Coronavirus precautions

HealthBeat

SIOUX FALLS, S.D. (KELO) — While flu season is in full swing in KELOLAND, there’s a different virus grabbing people’s attention.

The CDC reports 15 positive cases of coronavirus in the U.S., with 81 cases still pending according to the latest report.

The CDC hasn’t confirmed any coronavirus cases in South Dakota just yet, but if that changes local clinics are prepared.

“We’re taking coronavirus really seriously. So if someone has been to China and they’re developing any symptoms that they’re concerned about, respiratory, fever, cough, they should be seen,” Haggar said.
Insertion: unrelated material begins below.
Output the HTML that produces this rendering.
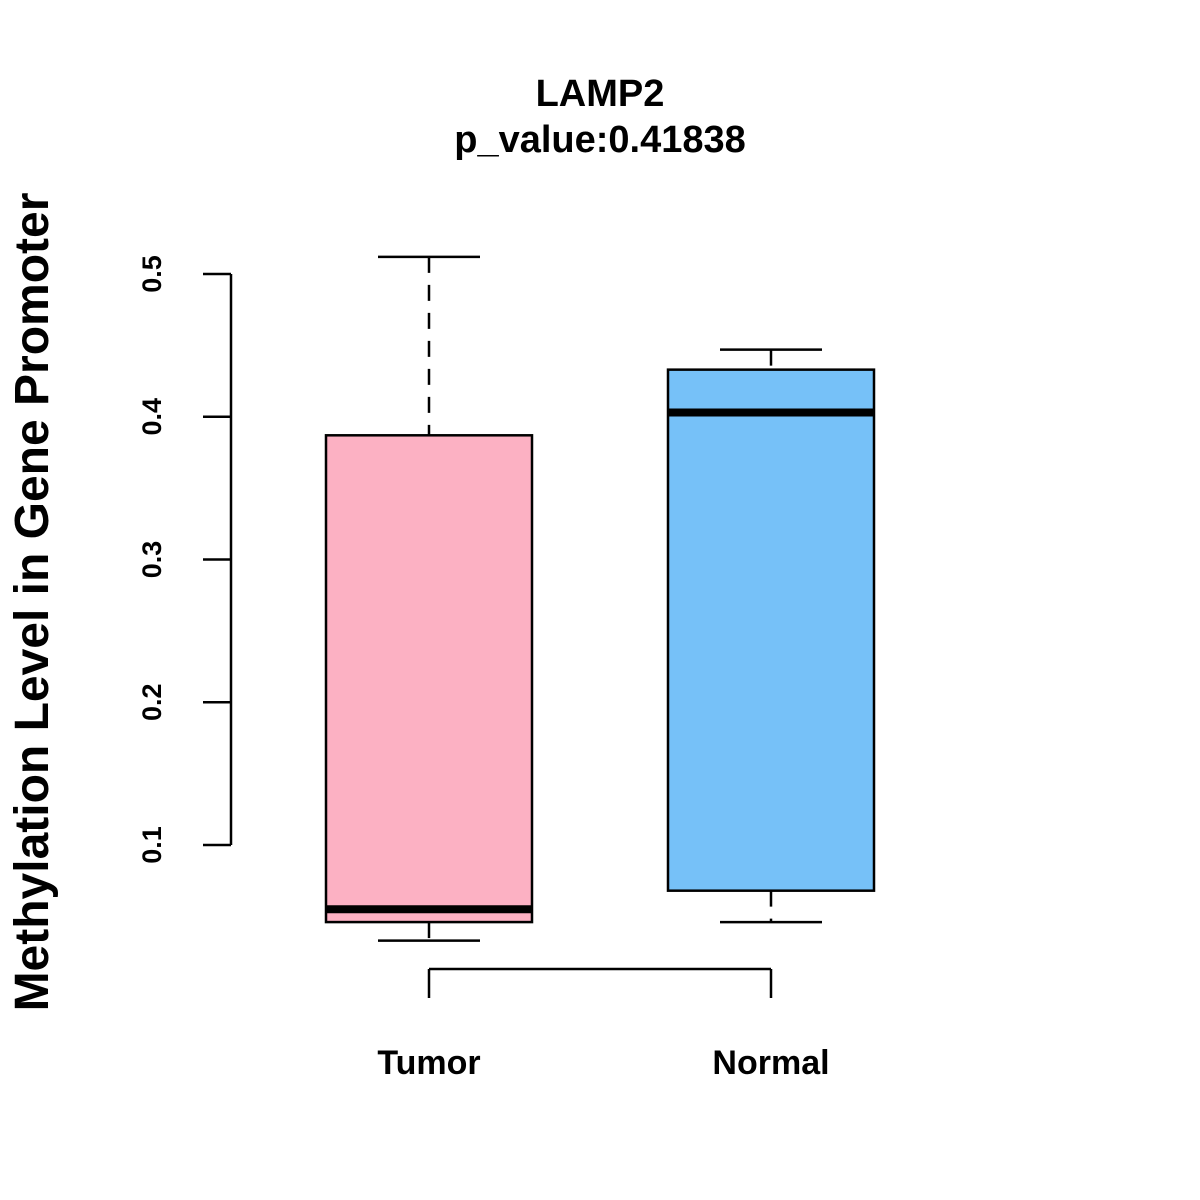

Dr. Jennifer Haggar says before even entering the clinic, patients will see a sign.

“…there’s a sign that asks about their symptoms and their recent travel and provides them with a mask and the first steps that we’d want them to take to protect everyone,” Haggar said.

If you’re planning a visit to the clinic and believe you have been exposed to coronavirus, Haggar suggest calling ahead of time to inform health officials first.

“It’s certainly helpful if they can notify the clinic of that prior to the visit, and we can make sure they’re seen in the right place and in the safest way possible for them, for our staff, and for any other patients who might be in the area where they would go to,” Haggar said.

And even if you’re not already sick, experts have some advice on how to avoid it.

“Staying hydrated, drinking lots of water, making sure you’re washing your hands frequently, using hand sanitizer, we all know that but it is very important,” Feist said.

Lewis Drug pharmacist Courtney Feist says keeping your immune system in good shape is a good start to avoid getting sick.

And while there are many immune system boosting supplements available, she says getting them from your diet is best.

“Getting your minerals, vitamins, from your diet is better than anything you can take over-the-counter as a supplement,” Feist said.

And if you’re considering buying face masks to protect yourself, Haggar says unless you have a certain condition or immune issues, it’s not necessary.

“I don’t think we’re at the point where just wearing a mask in the community is something you’d have to do,” Haggar said.

Feist adds that influenza is more of an immediate threat then coronavirus in South Dakota– and says flu shots are still available to those who need it.